The orangutan in the White House is less refined than a savage. He is a fool, an irresolute, vacillating imbecile. He is an idiot, of low intellectual capacity. He is a barbarian, a yahoo, a gorilla — the original gorilla — and an unshapely man. He is horrid-looking, a scoundrel, a creature fit, evidently, for petty treasons.

He is dishonest. He is unjust. He has no principle, no respect for law. In his administrative madness, on his unconstitutional crusade, he uses the power of government to crush. His presidency is despotism, a dictatorship, a monstrous usurpation, a criminal wrong and an act of national suicide.

The American people are in no mood to reelect a man to the highest office whose daily language is indecent. His speech is coarse, colloquial, devoid of ease and grace, and bristling with outrages against the simplest rules of syntax. His silly remarks are flat and dishwatery utterances. It wouldn’t be easy to produce anything more dull and commonplace — awkwardly expressed and slipshod, so loose-jointed, so puerile. Lacking in dignity or patriotism, his words would have caused a Washington to mourn and would have inspired a Jefferson, Madison or Jackson with contempt.

A leader of incapacity and rottenness, he has taken us on a wicked and hazardous experiment. He lacks practical talent and capacity for government. He is an old joker. He is weak as water, a man of canting hypocrisy. He sickens us. If he is reelected I shall immediately leave the country.
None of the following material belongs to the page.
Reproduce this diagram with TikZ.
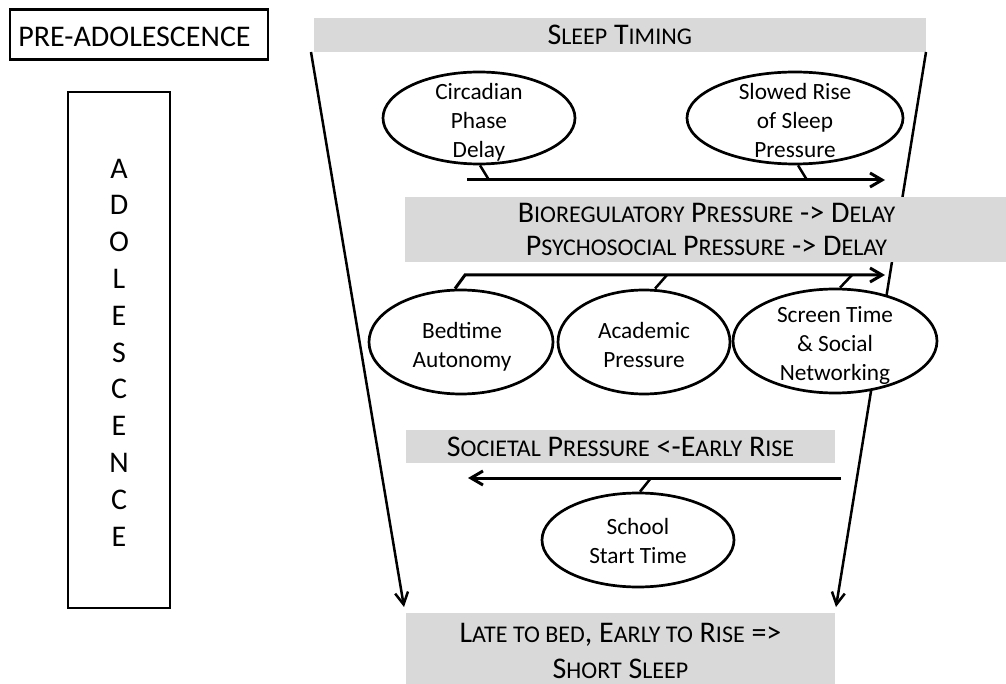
\documentclass[tikz,border=0pt]{standalone}
\usepackage{fontspec}
\setmainfont{Carlito}
\usetikzlibrary{arrows.meta,shapes.geometric}
\definecolor{barc}{RGB}{217,217,217}
\newcommand\sm[1]{{\fontsize{24}{24}\selectfont #1}}
\begin{document}
\begin{tikzpicture}[x=1pt,y=-1pt,
  ell/.style={draw, ellipse, line width=2.7pt, fill=white, inner sep=0pt},
  etext/.style={align=center, font=\fontsize{23.3}{29}\selectfont, inner sep=0pt},
  bar/.style={fill=barc, inner sep=0pt, align=center, font=\fontsize{30}{33}\selectfont},
  frame/.style={draw, line width=2.7pt, inner sep=0pt},
  arr/.style={line width=3pt, -{Straight Barb[length=12pt,width=14pt]}},
  tick/.style={line width=2.5pt},
  funnel/.style={line width=2.5pt, -{Straight Barb[length=12pt,width=13pt]}}]
\clip (0,0) rectangle (1006,684);
\fill[white] (0,0) rectangle (1006,684);

% left column
\node[frame, minimum width=258pt, minimum height=50pt] (pre) at (139,34.3) {};
\node[font=\fontsize{30}{30}\selectfont, inner sep=0pt] (pretext) at (134.5,37) {PRE-ADOLESCENCE};
\node[frame, minimum width=102pt, minimum height=516pt] (adobox) at (119,350) {};
\node[font=\fontsize{30}{36.8}\selectfont, align=center, inner sep=0pt] (adotext) at (119,352.4)
  {A\\D\\O\\L\\E\\S\\C\\E\\N\\C\\E};

% top bar
\node[bar, minimum width=612.5pt, minimum height=34pt] (timing) at (619.75,35) {S\sm{LEEP} T\sm{IMING}};

% funnel
\coordinate (fl1) at (311,52);
\coordinate (fl2) at (404,607);
\coordinate (fr1) at (926,52);
\coordinate (fr2) at (836,607);
\draw[funnel] (fl1) -- (fl2);
\draw[funnel] (fr1) -- (fr2);

% bioregulatory ellipses
\node[ell, minimum width=192pt, minimum height=92pt] (circ) at (479,118) {};
\node[etext] (circt) at (479,122) {Circadian\\Phase\\Delay};
\node[ell, minimum width=216pt, minimum height=92pt] (slow) at (795,118) {};
\node[etext] (slowt) at (795,120) {Slowed Rise\\of Sleep\\Pressure};

\coordinate (a1s) at (467,180);
\coordinate (a1e) at (885,180);
\coordinate (t1) at (489,180);
\coordinate (t2) at (807,180);
\draw[arr] (a1s) -- (a1e);
\draw[tick] ([xshift=1pt]circ.south) -- (t1);
\draw[tick] ([xshift=3pt]slow.south) -- (t2);

% middle bar
\node[bar, minimum width=603pt, minimum height=65pt] (bio) at (706.5,229.5)
  {B\sm{IOREGULATORY} P\sm{RESSURE} -> D\sm{ELAY}\\P\sm{SYCHOSOCIAL} P\sm{RESSURE} -> D\sm{ELAY}};

% psychosocial ellipses
\node[ell, minimum width=184pt, minimum height=104pt] (bed) at (461,342) {};
\node[etext] (bedt) at (462,347) {Bedtime\\Autonomy};
\node[ell, minimum width=172pt, minimum height=104pt] (acad) at (644,342) {};
\node[etext] (acadt) at (644,344.5) {Academic\\Pressure};
\node[ell, minimum width=204pt, minimum height=104pt] (scr) at (835,341) {};
\node[etext] (scrt) at (835,345) {Screen Time\\\& Social\\Networking};

\coordinate (a2s) at (465,275);
\coordinate (a2e) at (885,275);
\coordinate (t3) at (667,275);
\coordinate (t4) at (852,275);
\draw[arr] ([xshift=-6pt]bed.north) -- (a2s) -- (a2e);
\draw[tick] ([xshift=11pt]acad.north) -- (t3);
\draw[tick] ([xshift=5pt]scr.north) -- (t4);

% societal
\node[bar, minimum width=429pt, minimum height=33pt] (soc) at (620.5,446.5)
  {S\sm{OCIETAL} P\sm{RESSURE} <-E\sm{ARLY} R\sm{ISE}};
\coordinate (a3s) at (841,478);
\coordinate (a3e) at (468,478);
\coordinate (t5) at (651,478);
\draw[arr] (a3s) -- (a3e);
\node[ell, minimum width=192pt, minimum height=94pt] (school) at (638,540) {};
\node[etext] (schoolt) at (638,540.5) {School\\Start Time};
\draw[tick] ([xshift=2pt]school.north) -- (t5);

% bottom bar
\node[bar, minimum width=429pt, minimum height=76pt, font=\fontsize{30}{36}\selectfont] (late) at (620.5,651)
  {L\sm{ATE TO BED}, E\sm{ARLY TO} R\sm{ISE} =>\\S\sm{HORT} S\sm{LEEP}};
\end{tikzpicture}
\end{document}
The administration thus far has not met public expectations. He has brought on us national humiliation, leaving the cheek of every American to tingle with shame. After four years of usurpation, of lawless, reckless misgovernment, he should be removed from office.

He is ultimately to be classed among the catalog of monsters, of foolish and incompetent kings and emperors. He will go down as the man who could not read the signs of the times, who couldn’t understand the circumstances and interests of his country, who failed without excuses and fell without a friend.


At this point, I should mention that the president these words refer to is Abraham Lincoln. They are examples of contemporaneous criticism of the Great Emancipator from the newspapers of the day, strung together with minor changes. Lincoln scholar Harold Holzer of Hunter College, author of “Lincoln and the Power of the Press,” provided me with many of the quotes; several others came from Michael Burlingame’s Lincoln biography.

I put them together, omitting telltale references to Honest Abe and 19th-century colloquialisms, so that readers could test for themselves the veracity of President Trump’s claim at the Lincoln Memorial Sunday night: “I am greeted with a hostile press, the likes of which no president has ever seen. The closest would be that gentleman right up there. They always said, ‘Lincoln — nobody got treated worse than Lincoln.’ I believe I am treated worse.”

Only a man of Trump’s peculiar sense of victimhood could believe that he has been “treated worse” than a predecessor killed by an assassin’s bullet. And a review of press criticism of Lincoln confirms, as expected, that Trump’s self-pity is as silly as it sounds.

But the review produced something unexpected, too: As wrong as Lincoln’s newspaper critics were in judging the 16th president, they were eerily prescient in anticipating the failings of the 45th.